Es importante destacar que Albert Kahn no pretendía incidir en las diferencias de los ciudadanos de este mundo, sino en lo contrario. Es por eso que él y Brunhes dieron órdenes precisas a los fotógrafos de adentrarse en la vida cotidiana de las gentes, en sus cocinas, sus ritos religiosos, sus juegos al aire libre o sus trabajos manuales. Esa decisión venía inspirada por la idea de que esas comunidades iban a desaparecer -y en efecto así fue en el caso de algunas- y de que la cotidianidad era la mejor manera de rendir cuentas con ellas cuando no existiesen.

Esas ansías de verdad se confrontaban directamente con el discurso bélico de la época, siempre teñido de intereses económicos y geopolíticos oscuros. Algo que Kahn conocía bien.

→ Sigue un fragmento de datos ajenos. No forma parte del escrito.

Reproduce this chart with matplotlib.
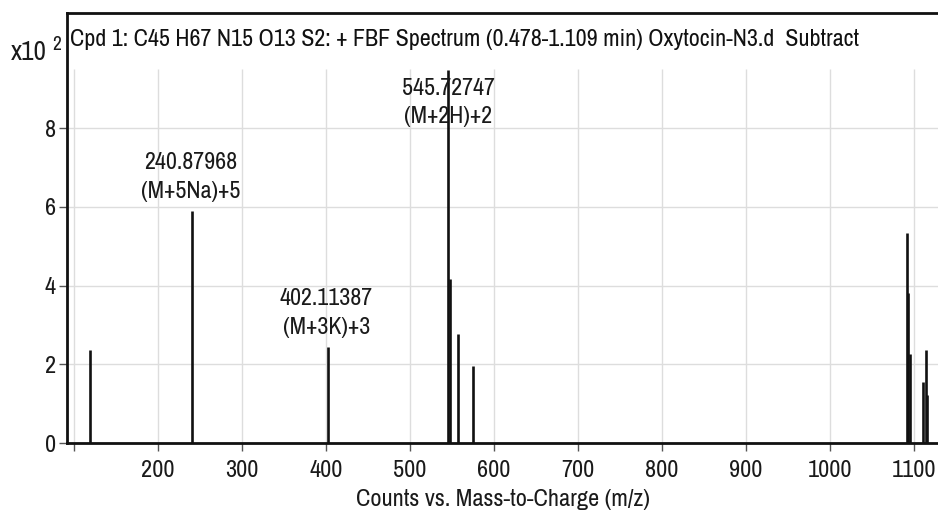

Cuando estalló la Gran Guerra, el banquero, hostil al régimen prusiano, ofreció su experiencia y todos sus dispositivos a los órganos de propaganda oficial del estado francés. Puso su infraestructura y todos sus colaboradores al servicio del ejército, también durante el periodo posbélico de la reconstrucción del país.

“La neutralidad, por tanto, ha sido sustituida durante estos años por el compromiso. Así, a la defensa de la causa patriótica le sustituirá, tras la guerra, la del servicio por la paz”, admiten los propios documentos de la exposición.

Al final, el crack de la bolsa de 1929 llevó a la ruina al Gran Kahn, como le conocían entre los círculos de élite, y le obligó a abandonar su labor filántropica y de mecenazgo artístico. Por suerte, murió meses antes de que los nazis entrasen en Francia y la Gestapo obvió el valor histórico de su colección, así que la dejaron tal cual la habían encontrado.

Gracias a esa ceguera artística, hoy podemos disfrutar de un relato de lo mejor y de lo peor del mundo. Desde ritos vudús en el África subsahariana hasta mujeres en la Mongolia de 1913 condenadas a ser encerradas en un cajón por adulterio. Desde las primeras expediciones polares hasta soldados franceses deformados por la metralla.

Un viaje a los rincones que un día fueron recónditos y a las vergüenzas políticas de nuestra especie que, sin embargo, nació para apoyar el diálogo intercultural. Algo de lo que hoy en día andamos escasos.